To configure Ingestion:

  1. Select Configurations > Document Processing

  2. Select the configuration you want to modify.

    See Manage Configurations for information on creating, copying, renaming, importing, exporting and deleting configurations.

  3. Complete or modify each section's settings, as described below.

  4. Select the Save button.

Enable built-in Entity Extraction

In its default state, document processing has a built in Entity Extraction that will extract common entities such as people, organisations and locations from your documents.

You can unselect the Enable Built-in Entity Extraction checkbox to disable the built-in entity extraction.

When disabled, the Dictionaries, Entity Extraction Scripts and Document Processing Scripts added below are used to apply entity extraction.

Phrase Chunker

The Phrase Chunker is an advanced feature for dividing a sentence into sequences of semantically-related words. Selecting the Phase Chunker checkbox will generate a new annotation type on the Text Graph.

Machine Learning

When editing a document, you can manually modify marked up to text references and connections.

You can save these edits so they can be applied to future documents processed by this configuration, by selecting the Enable Machine Learning checkbox.

Sintelix will save the text references in a Machine Learning dictionary and the connections in a Machine Learning entity extraction script.

Dictionaries (Early Stage)

Dictionaries added here will run before Sintelix's Learned Entity Extractor. Text References that have been created by the Dictionary in this stage will not be overridden by the Learned Entity Extractor.

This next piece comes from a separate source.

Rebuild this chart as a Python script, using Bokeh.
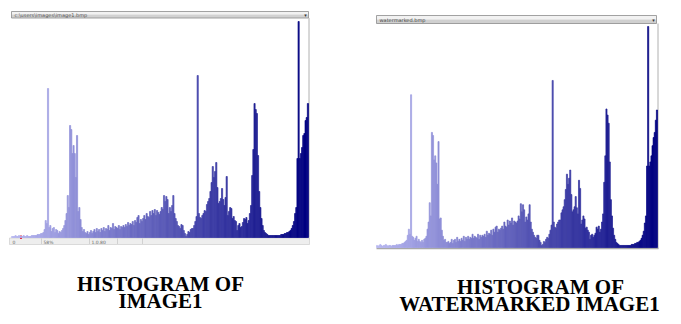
from bokeh.plotting import figure
from bokeh.models import Range1d
from bokeh.embed import file_html
from bokeh.resources import INLINE
from bokeh.core.properties import value

# ---------------- data ----------------
bins = list(range(256))

image1_counts = [
    1, 1, 1, 2, 1, 1, 2, 1, 1, 1, 2, 1, 1, 2, 1, 1,
    1, 2, 2, 2, 2, 2, 3, 3, 3, 4, 4, 5, 8, 17, 14, 149,
    10, 12, 6, 9, 10, 5, 8, 7, 4, 6, 5, 7, 9, 12, 17, 24,
    42, 30, 112, 108, 84, 92, 84, 60, 102, 26, 30, 18, 10, 6, 8, 5,
    4, 6, 3, 5, 7, 4, 6, 8, 5, 9, 6, 8, 5, 9, 7, 10,
    6, 9, 8, 12, 7, 10, 9, 14, 8, 11, 10, 9, 12, 8, 11, 10,
    12, 10, 13, 11, 15, 12, 14, 13, 16, 12, 17, 15, 20, 22, 14, 18,
    16, 19, 22, 18, 24, 21, 20, 26, 22, 27, 24, 28, 22, 27, 25, 23,
    26, 30, 28, 42, 36, 41, 38, 24, 30, 26, 32, 42, 24, 19, 16, 12,
    11, 9, 13, 12, 7, 4, 1, 3, 6, 5, 8, 9, 9, 12, 16, 21,
    162, 24, 20, 19, 22, 24, 27, 26, 33, 36, 39, 46, 55, 71, 60, 66,
    75, 50, 34, 36, 39, 49, 38, 32, 40, 61, 22, 26, 30, 29, 19, 21,
    17, 16, 7, 12, 14, 10, 11, 15, 19, 18, 20, 14, 17, 24, 32, 62,
    88, 134, 128, 124, 82, 46, 30, 19, 12, 7, 5, 4, 3, 2, 2, 2,
    2, 2, 2, 2, 2, 2, 2, 2, 3, 3, 3, 4, 4, 5, 5, 6,
    7, 9, 12, 16, 24, 30, 79, 216, 79, 84, 90, 102, 104, 117, 120, 134,
]

watermarked_counts = [
    2, 1, 2, 3, 2, 1, 2, 2, 3, 2, 1, 2, 2, 1, 2, 2,
    2, 2, 3, 2, 3, 3, 3, 4, 4, 5, 6, 7, 12, 18, 13, 150,
    11, 10, 7, 9, 11, 6, 8, 6, 5, 7, 5, 8, 9, 11, 18, 25,
    44, 31, 113, 110, 86, 90, 83, 62, 104, 28, 29, 17, 11, 7, 8, 5,
    5, 6, 4, 5, 8, 4, 7, 8, 5, 10, 6, 8, 6, 9, 7, 11,
    6, 10, 8, 11, 8, 10, 9, 13, 9, 11, 10, 9, 13, 8, 12, 10,
    12, 11, 13, 10, 16, 12, 14, 13, 17, 12, 18, 15, 20, 21, 15, 18,
    17, 19, 21, 18, 25, 21, 20, 27, 22, 26, 24, 29, 22, 26, 25, 24,
    26, 31, 28, 43, 35, 42, 37, 25, 30, 27, 33, 42, 25, 18, 15, 12,
    10, 9, 12, 12, 7, 5, 2, 3, 6, 5, 8, 10, 9, 13, 17, 22,
    164, 25, 20, 19, 23, 25, 27, 27, 34, 37, 40, 47, 57, 72, 62, 68,
    76, 52, 35, 37, 40, 50, 39, 33, 66, 58, 23, 27, 31, 28, 19, 20,
    17, 15, 8, 12, 13, 10, 12, 14, 20, 18, 21, 15, 18, 25, 33, 64,
    90, 136, 130, 122, 84, 47, 31, 19, 12, 8, 5, 4, 3, 2, 2, 2,
    2, 2, 2, 2, 2, 2, 2, 2, 3, 3, 3, 4, 4, 5, 5, 6,
    7, 9, 12, 16, 24, 31, 80, 217, 80, 84, 90, 100, 108, 113, 125, 135,
]

caption_left = ["HISTOGRAM OF", "IMAGE1"]
caption_right = ["HISTOGRAM OF", "WATERMARKED IMAGE1"]
header_left = "c:\\users\\images\\image1.bmp"
header_right = "watermarked.bmp"
status_left = ["0", "58%", "1.0.80"]


def shade(i):
    t = i / 255.0
    r = round(182 * (1 - t))
    b = round(240 * (1 - t) + 128 * t)
    return "#%02x%02x%02x" % (r, r, b)


colors = [shade(i) for i in bins]
centers = [b + 0.5 for b in bins]

# ---------------- figure (picture-pixel coordinates) ----------------
W, H = 673, 316
p = figure(width=W, height=H, x_range=Range1d(0, W), y_range=Range1d(H, 0),
           x_axis_type=None, y_axis_type=None, output_backend="svg",
           toolbar_location=None, min_border=0)
p.outline_line_color = None
p.background_fill_color = "white"
p.border_fill_color = "white"

# histogram frames (pixels)
L_left, L_right, L_base = 11, 308, 237
R_left, R_right, R_base = 376, 657, 247
kL = 1.0
kR = 220.0 / 216.0
sL = 256.0 / (L_right - L_left)
sR = 256.0 / (R_right - R_left)

p.extra_x_ranges = {
    "L": Range1d(-L_left * sL, 256 + (W - L_right) * sL),
    "R": Range1d(-R_left * sR, 256 + (W - R_right) * sR),
}
p.extra_y_ranges = {
    "Ly": Range1d(-(H - L_base) / kL, L_base / kL),
    "Ry": Range1d(-(H - R_base) / kR, R_base / kR),
}

# ---- left panel decorations ----
p.quad(left=[L_left], right=[L_right], top=[11], bottom=[14], fill_color="#f2f2f2", line_color=None)
p.quad(left=[L_left], right=[L_right], top=[14], bottom=[17.5], fill_color="#d2d2d2", line_color=None)
p.quad(left=[L_left], right=[L_right], top=[11], bottom=[17.5], fill_color=None, line_color="#8c8c8c", line_width=0.8)
p.text(x=[14], y=[14.5], text=[header_left], text_font=value("DejaVu Sans"), text_font_size="5px",
       text_baseline="middle", text_color="#555555")
p.text(x=[L_right - 3], y=[14.5], text=["\u25be"], text_font=value("DejaVu Sans"), text_font_size="5px",
       text_baseline="middle", text_align="center", text_color="#333333")
p.segment(x0=[L_right + 0.5], y0=[17.5], x1=[L_right + 0.5], y1=[L_base], line_color="#b0b0b0", line_width=1)
# status bar
p.quad(left=[L_left - 2], right=[L_right + 1], top=[L_base + 0.5], bottom=[244], fill_color="#eeeeee", line_color="#c8c8c8", line_width=0.6)
for xs in (41, 89, 117, 142):
    p.segment(x0=[xs], y0=[L_base + 1], x1=[xs], y1=[243.5], line_color="#bdbdbd", line_width=0.6)
p.text(x=[12, 43, 91], y=[241.5, 241.5, 241.5], text=status_left, text_font=value("DejaVu Sans"),
       text_font_size="4.5px", text_baseline="middle", text_color="#666666")
p.quad(left=[19.5], right=[21.5], top=[235], bottom=[238.5], fill_color="#e0304a", line_color=None)

# ---- right panel decorations ----
p.quad(left=[R_left], right=[R_right - 1], top=[15], bottom=[19], fill_color="#f2f2f2", line_color=None)
p.quad(left=[R_left], right=[R_right - 1], top=[19], bottom=[23], fill_color="#d0d0d0", line_color=None)
p.quad(left=[R_left], right=[R_right - 1], top=[15], bottom=[23], fill_color=None, line_color="#8c8c8c", line_width=0.8)
p.text(x=[379], y=[19], text=[header_right], text_font=value("DejaVu Sans"), text_font_size="5px",
       text_baseline="middle", text_color="#444444")
p.text(x=[R_right - 4], y=[19], text=["\u25be"], text_font=value("DejaVu Sans"), text_font_size="5px",
       text_baseline="middle", text_align="center", text_color="#333333")
p.segment(x0=[R_right + 0.5], y0=[23], x1=[R_right + 0.5], y1=[R_base + 1], line_color="#b0b0b0", line_width=1)
p.segment(x0=[R_left], y0=[R_base + 1], x1=[R_right + 1], y1=[R_base + 1], line_color="#a8a8a8", line_width=1.5)

# ---- histograms ----
p.vbar(x=centers, top=image1_counts, bottom=0, width=1.0, fill_color=colors, line_color=colors,
       line_width=0.7, x_range_name="L", y_range_name="Ly")
p.vbar(x=centers, top=watermarked_counts, bottom=0, width=1.0, fill_color=colors, line_color=colors,
       line_width=0.7, x_range_name="R", y_range_name="Ry")

# ---- captions ----
cap_font = value("Liberation Serif")
p.text(x=[160, 160], y=[283, 300], text=caption_left, text_font=cap_font, text_font_size="21px",
       text_font_style="bold", text_align="center", text_baseline="alphabetic", text_color="#000000")
p.text(x=[540, 529], y=[286, 303], text=caption_right, text_font=cap_font, text_font_size="21px",
       text_font_style="bold", text_align="center", text_baseline="alphabetic", text_color="#000000")

open("out.html", "w").write(file_html(p, INLINE))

Click and drag to change the order.

Open configuration in new tab.

Click to remove item.

Entity Extraction Scripts (Early Stage)

Entity Extraction Scripts added here will run before Sintelix's Learned Entity Extractor. Text References that have been created by the Entity Extraction Script in this stage will not be overridden by the Learned Entity Extractor.

Click and drag to change the order.

Open configuration in new tab.

Click to remove item.

Learned Entity Extraction Configuration

This section enables you to exclude specific Text References from the document output. You may either enter the name of the Text Reference class, or select it from an Ontology to add to the exclusion list.

Document Processing Scripts (Mid Stage)

Document Processing Scripts added here will run after Sintelix's Learned Entity Extractor.

Click and drag to change the order.

Open configuration in new tab.

Click to remove item.

Dictionaries (Late Stage)

Dictionaries added here will run after Sintelix's Learned Entity Extractor. Text References created here can overlap Text References created by the Learned Entity Extractor.

Entity Extraction Scripts (Late Stage)

Entity Extraction Scripts added here will run after Sintelix's Learned Entity Extractor. Text References created here can overlap Text References created by the Learned Entity Extractor.

Scripts added here can refer to Text References created by the Learned Entity Extractor. Scripts added here can 0modify or delete existing Text References.

Click and drag to change the order.

Open configuration in new tab.

Click to remove item.

Document Processing Scripts

This is an advanced feature that rarely needs to be used. It exists to cover any marginal use cases that may require a modification of the standard Document Processing workflow.

Select the Save button.